How do you change what is wrong? How do you fix what is broken? How do find hope in turmoil? The solution: you tell your story. On September 26, 2013, at the Fresno City Council Meeting, representatives of the Lowell Neighborhood did just that, they told their story. Although the idea spawned from what Councilman Oliver Baines aptly described as a, “ . . . misperception on what is and is not happening in Lowell,” residents Randy White, Ariana Martinez, Barbara Fiske, and Rici Skei told their community’s story, one of transformation, change, and most of all, hope and peace.
White, a 20 year Lowell resident, began by stating that,
The transformational process in the neighborhood has taken hold,
and that advances in what used to be known as the Devil’s Triangle has come from city engagement, but most of all, “ . . . from neighborly commitment, key partnerships, and by the neighbors becoming organized.”
Martinez followed White discussing the two neighborhood associations that reside in the community, one in Spanish and one in English, which may be divided by language, but are united in purpose. She also noted personal stories of residents who have improved their own lives, and by association, the lives of their own family and their neighbors. Whether selling tamales on the street and advancing to a budding catering business or working on beatification projects for the neighborhood, the organization of neighbors is having lasting effects on its residents.
Fiske, the president of the Lowell Neighborhood Association, spoke of community generated projects, collaborations, and improvements that have been aided by the city and various organizations, but that also included “sweat equity” from neighbors that wanted to be involved. She later stated that, “What we do in Lowell, we almost never do alone,” and it is this spirit that has revitalized this forgotten neighborhood.
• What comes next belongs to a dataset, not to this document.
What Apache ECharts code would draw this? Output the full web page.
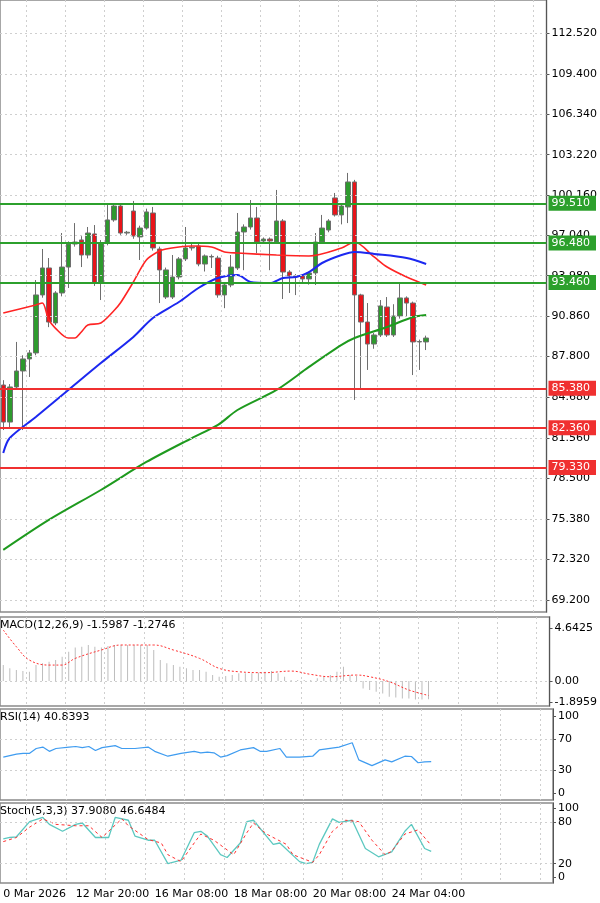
<!DOCTYPE html>
<html>
<head>
<meta charset="utf-8">
<script src="https://cdn.jsdelivr.net/npm/echarts@6/dist/echarts.min.js"></script>
<style>html,body{margin:0;padding:0;background:#fff}#main{width:600px;height:903px}</style>
</head>
<body>
<div id="main"></div>
<script>
// H4 candles: [open, close, low, high]
var candles = [
  [85.63, 82.80, 82.19, 86.00], [82.80, 85.48, 82.40, 85.70], [85.48, 86.70, 85.30, 88.92], [86.70, 87.62, 82.19, 87.90],
  [87.62, 88.08, 86.24, 88.30], [88.08, 92.51, 87.90, 93.65], [92.51, 94.57, 92.30, 96.02], [94.57, 90.44, 90.05, 95.33],
  [90.37, 92.66, 90.20, 92.80], [92.66, 94.64, 92.40, 97.24], [94.64, 96.40, 93.04, 96.60], [96.40, 96.55, 96.20, 98.00],
  [96.71, 95.56, 94.64, 97.00], [95.56, 97.24, 95.30, 97.70], [97.17, 93.42, 93.20, 97.85], [93.42, 96.48, 92.12, 96.70],
  [96.48, 98.24, 96.30, 99.38], [98.24, 99.30, 98.10, 99.50], [99.30, 97.24, 97.10, 99.50], [97.24, 97.30, 97.10, 97.40],
  [98.92, 97.01, 96.80, 99.69], [96.94, 97.62, 95.18, 97.80], [97.62, 98.85, 97.50, 99.10], [98.77, 96.10, 95.90, 99.23],
  [96.02, 94.42, 91.89, 96.20], [92.35, 94.42, 92.20, 94.60], [92.35, 93.88, 92.20, 95.56], [93.88, 95.26, 93.70, 95.40],
  [95.26, 96.10, 95.10, 97.70], [96.10, 96.15, 95.90, 96.40], [96.25, 94.87, 94.70, 96.40], [94.87, 95.49, 94.30, 95.60],
  [95.41, 95.45, 94.57, 95.60], [95.33, 92.51, 92.30, 95.50], [92.51, 93.27, 91.50, 93.40], [93.27, 94.64, 93.10, 95.56],
  [94.57, 97.32, 94.42, 98.77], [97.32, 97.70, 94.40, 97.90], [97.70, 98.39, 97.50, 99.76], [98.39, 96.55, 95.70, 99.23],
  [96.63, 96.78, 96.50, 96.90], [96.78, 96.63, 94.40, 96.90], [96.55, 98.16, 96.40, 100.53], [98.16, 94.26, 92.20, 98.30],
  [94.26, 93.96, 92.66, 94.40], [93.96, 93.90, 92.50, 94.10], [93.96, 93.73, 93.40, 94.00], [93.73, 94.19, 93.30, 94.30],
  [94.19, 96.55, 93.27, 97.24], [96.55, 97.62, 96.40, 98.62], [97.47, 98.16, 97.30, 98.30], [99.92, 98.62, 98.50, 100.30],
  [98.62, 99.30, 97.90, 99.50], [99.23, 101.14, 98.00, 101.83], [101.14, 92.51, 84.49, 101.30], [92.51, 90.44, 85.25, 92.60],
  [90.44, 88.76, 86.78, 91.89], [88.76, 89.45, 88.40, 89.60], [89.45, 91.67, 89.30, 92.12], [91.59, 89.45, 89.30, 92.35],
  [89.45, 90.90, 89.30, 91.80], [90.90, 92.28, 90.70, 93.42], [92.28, 91.89, 90.90, 92.40], [91.89, 88.92, 86.39, 92.00],
  [88.92, 88.95, 86.78, 89.10], [88.92, 89.22, 88.30, 89.40]
];
// moving averages read as [candle index, value]
var maRed = [[0,91.13],[5,91.74],[6,91.89],[7,90.60],[8,89.98],[10,89.22],[11,89.22],[12,89.68],[13,90.21],[15,90.37],[17,91.3],[18,91.89],[20,93.50],[22,95.18],[24,95.87],[25,96.02],[27,96.17],[29,96.25],[32,96.17],[34,95.79],[36,95.71],[42,95.56],[47,95.49],[52,96.10],[54,96.55],[57,95.41],[59,94.64],[62,93.88],[65,93.27]];
var maBlue = [[0,80.44],[1,81.58],[5,83.19],[10,85.25],[15,87.31],[20,89.30],[23,90.75],[27,91.97],[30,93.04],[33,93.80],[36,94.03],[38,93.50],[41,93.42],[43,93.80],[45,93.88],[47,94.26],[49,94.95],[52,95.56],[54,95.79],[57,95.64],[62,95.33],[65,94.87]];
var maGreen = [[0,73.03],[7,75.32],[15,77.61],[22,79.75],[29,81.58],[33,82.58],[36,83.72],[42,85.25],[47,87.01],[52,88.69],[54,89.22],[59,90.06],[63,90.83],[65,90.98]];
var resistLevels = [99.51, 96.48, 93.46];
var supportLevels = [85.38, 82.36, 79.33];
var lastPrice = 89.185;
var priceTicks = [112.52, 109.40, 106.34, 103.22, 100.16, 97.04, 93.98, 90.86, 87.80, 84.68, 81.56, 78.50, 75.38, 72.32, 69.20];

var macdHist = [1.41,1.12,0.97,0.88,0.82,1.41,1.56,1.71,1.85,2.15,2.59,2.97,3.03,3.18,3.03,2.97,3.09,3.18,3.18,3.18,3.18,3.18,3.18,2.74,1.85,1.56,1.41,1.26,1.12,0.97,0.97,0.82,0.53,0.38,0.44,0.53,0.68,0.68,0.68,0.74,0.82,0.88,0.68,0.38,0.09,0.09,0.09,0.09,0.24,0.38,0.53,0.82,1.26,0.53,0.44,-0.65,-0.79,-0.94,-1.09,-1.38,-1.44,-1.53,-1.53,-1.62,-1.62,-1.60];
var macdSignal = [[0,4.5],[2,3.03],[4,1.85],[7,1.41],[9,1.41],[11,2.0],[15,2.74],[18,3.18],[21,3.18],[23,3.18],[26,2.74],[30,2.0],[33,1.12],[36,0.82],[40,0.74],[44,0.88],[47,0.59],[50,0.38],[54,0.53],[56,0.38],[59,-0.06],[62,-0.79],[65,-1.27]];
var rsi = [[0,46.7],[2,50.4],[3,51.5],[4,51.5],[5,57.8],[6,59.6],[7,54.1],[8,57.8],[10,59.6],[11,60.4],[12,58.9],[13,60.4],[14,55.2],[15,58.9],[17,61.5],[18,57.8],[20,57.8],[22,59.6],[23,54.1],[25,47.8],[27,51.5],[29,54.1],[30,52.2],[31,53],[32,52.2],[33,46.7],[34,48.5],[36,55.9],[38,58.9],[39,54.1],[40,54.1],[42,57.8],[43,46.7],[45,46.7],[47,47.8],[48,55.9],[51,59.6],[53,65.2],[54,43],[56,35.6],[58,43],[59,40.4],[61,47.8],[62,47.4],[63,39.3],[64,40.4],[65,40.8]];
var stochMain = [[0,56],[1,58],[2,59],[4,81],[6,87],[7,77],[9,67],[11,77],[12,79],[14,58],[16,58],[17,87],[19,83],[20,60],[22,54],[23,54],[25,20],[27,25],[29,65],[30,67],[31,60],[33,33],[34,29],[36,50],[37,81],[38,83],[41,48],[42,50],[45,23],[46,20],[47,22],[48,48],[50,85],[51,80],[53,83],[55,42],[57,30],[59,37],[61,67],[62,77],[64,42],[65,37.9]];
var stochSignal = [[0,52],[2,58],[4,73],[6,85],[8,77],[11,75],[13,75],[15,58],[18,85],[19,75],[22,55],[24,50],[25,33],[27,23],[29,50],[30,63],[32,54],[35,33],[37,65],[38,79],[40,63],[43,48],[44,33],[47,22],[48,33],[50,67],[52,83],[54,81],[56,54],[58,33],[59,38],[61,63],[63,69],[65,46.6]];
var timeLabels = {0: '0 Mar 2026', 11: '12 Mar 20:00', 23: '16 Mar 08:00', 35: '18 Mar 08:00', 47: '20 Mar 08:00', 59: '24 Mar 04:00'};

var nCat = 84;
var cats = [];
for (var i = 0; i < nCat; i++) cats.push(String(i));

var font = 'Tahoma, "DejaVu Sans", sans-serif';
var grids = [
  {left: -2, right: 47, top: 0, height: 612},
  {left: -2, right: 47, top: 617, height: 89},
  {left: -2, right: 47, top: 709, height: 91},
  {left: -2, right: 47, top: 803, height: 80}
].map(function (g) {
  g.show = true; g.borderColor = '#8a8a8a'; g.borderWidth = 1.5; return g;
});

function xAx(idx, last) {
  return {
    type: 'category', gridIndex: idx, data: cats, boundaryGap: true,
    axisLine: {show: false}, axisTick: {show: false},
    splitLine: {show: true, interval: function (i) { return i % 6 === 4; }, lineStyle: {color: '#cfcfcf', type: [2, 3]}},
    axisLabel: last ? {
      show: true, interval: 0, align: 'left', margin: 6, fontSize: 11, fontFamily: font, color: '#000',
      formatter: function (v, i) { return timeLabels[i] || ''; }
    } : {show: false}
  };
}
function yAx(idx, min, max, ticks, fmt) {
  return {
    type: 'value', gridIndex: idx, position: 'right', min: min, max: max,
    axisLine: {show: true, lineStyle: {color: '#555'}},
    axisTick: {show: true, customValues: ticks, length: 3, lineStyle: {color: '#555'}},
    splitLine: {show: false},
    axisLabel: {customValues: ticks, fontSize: 11, fontFamily: font, color: '#000', margin: 5, formatter: fmt}
  };
}
function hLines(vals) {
  return {silent: true, symbol: 'none', label: {show: false},
    lineStyle: {color: '#cfcfcf', type: [2, 3], width: 1},
    data: vals.map(function (v) { return {yAxis: v}; })};
}
function levelLine(v, color) {
  return {yAxis: v, lineStyle: {color: color, width: 2, type: 'solid'},
    label: {show: true, position: 'end', formatter: v.toFixed(3), color: '#fff', backgroundColor: color,
      padding: [2, 6, 2, 3], fontSize: 11, fontFamily: font, distance: 2}};
}
var levelData = resistLevels.map(function (v) { return levelLine(v, '#2ca02c'); })
  .concat(supportLevels.map(function (v) { return levelLine(v, '#f03030'); }));
levelData.push({yAxis: lastPrice, lineStyle: {opacity: 0},
  label: {show: true, position: 'end', formatter: lastPrice.toFixed(3), color: '#fff', backgroundColor: '#000',
    padding: [2, 6, 2, 3], fontSize: 11, fontFamily: font, distance: 2}});

var labelTxt = function (t, y) {
  return {type: 'text', left: 0, top: y, style: {text: t, font: '11px ' + font, fill: '#000'}};
};

var myChart = echarts.init(document.getElementById('main'));
myChart.setOption({
  backgroundColor: '#fff',
  animation: false,
  grid: grids,
  xAxis: [xAx(0), xAx(1), xAx(2), xAx(3, true)],
  yAxis: [
    yAx(0, 68.29, 115.04, priceTicks, function (v) { return v.toFixed(3); }),
    yAx(1, -2.2, 5.65, [4.6425, 0, -1.8959], function (v) { return v === 0 ? '0.00' : String(v); }),
    yAx(2, -9, 109, [100, 70, 30, 0], function (v) { return String(v); }),
    yAx(3, -8, 108, [100, 80, 20, 0], function (v) { return String(v); })
  ],
  graphic: [
    labelTxt('MACD(12,26,9) -1.5987 -1.2746', 620),
    labelTxt('RSI(14) 40.8393', 712),
    labelTxt('Stoch(5,3,3) 37.9080 46.6484', 806)
  ],
  series: [
    {type: 'line', xAxisIndex: 0, yAxisIndex: 0, data: [], markLine: hLines(priceTicks)},
    {type: 'candlestick', xAxisIndex: 0, yAxisIndex: 0, data: candles, barWidth: 5,
      itemStyle: {color: '#2e9a2e', color0: '#e8141a', borderColor: '#6e6e6e', borderColor0: '#6e6e6e', borderWidth: 1},
      markLine: {silent: true, symbol: 'none', data: levelData}},
    {type: 'line', xAxisIndex: 0, yAxisIndex: 0, data: maRed, showSymbol: false, smooth: 0.3, lineStyle: {color: '#ff2424', width: 1.6}},
    {type: 'line', xAxisIndex: 0, yAxisIndex: 0, data: maBlue, showSymbol: false, smooth: 0.3, lineStyle: {color: '#1c28f0', width: 2}},
    {type: 'line', xAxisIndex: 0, yAxisIndex: 0, data: maGreen, showSymbol: false, smooth: 0.3, lineStyle: {color: '#1e9a1e', width: 2}},
    {type: 'bar', xAxisIndex: 1, yAxisIndex: 1, data: macdHist, barWidth: 1, itemStyle: {color: '#bdbdbd'},
      markLine: hLines([0])},
    {type: 'line', xAxisIndex: 1, yAxisIndex: 1, data: macdSignal, showSymbol: false, smooth: 0.4,
      lineStyle: {color: '#ff3030', width: 1, type: [2, 2]}},
    {type: 'line', xAxisIndex: 2, yAxisIndex: 2, data: rsi, showSymbol: false,
      lineStyle: {color: '#3f9cf0', width: 1.2}, markLine: hLines([70, 30])},
    {type: 'line', xAxisIndex: 3, yAxisIndex: 3, data: stochMain, showSymbol: false,
      lineStyle: {color: '#5cc8c0', width: 1.3}, markLine: hLines([80, 20])},
    {type: 'line', xAxisIndex: 3, yAxisIndex: 3, data: stochSignal, showSymbol: false,
      lineStyle: {color: '#ff3030', width: 1, type: [3, 3]}}
  ]
});
</script>
</body>
</html>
The City Council workshop ended with 7-year resident, Rici Skei. She told a story of, “the gang fight that didn’t happen,” and the day she witnessed proof of the transformation of her beloved neighborhood. She described the hot summer day that residents came out of their homes to see what all the commotion was about and instead were witness to, “. . . a concentrated does of hope,” as a known gang member chose peace in what would have been a brutal fight. Instead of violence, he stopped and said, “There will be peace in this neighborhood.”
Councilmen Steve Brandeau stated after the presentation that, “It always comes down to dedicated people . . . I can tell by the smiles, the light in your eyes, the passion, that this is going to continue in Lowell.” Their work is not done, it may never be, but their story will continue to end in peace and hope. This is the change that the Lowell Neighborhood presented to the Fresno City Council, this is hope for their community, and an example for their city. This is their story.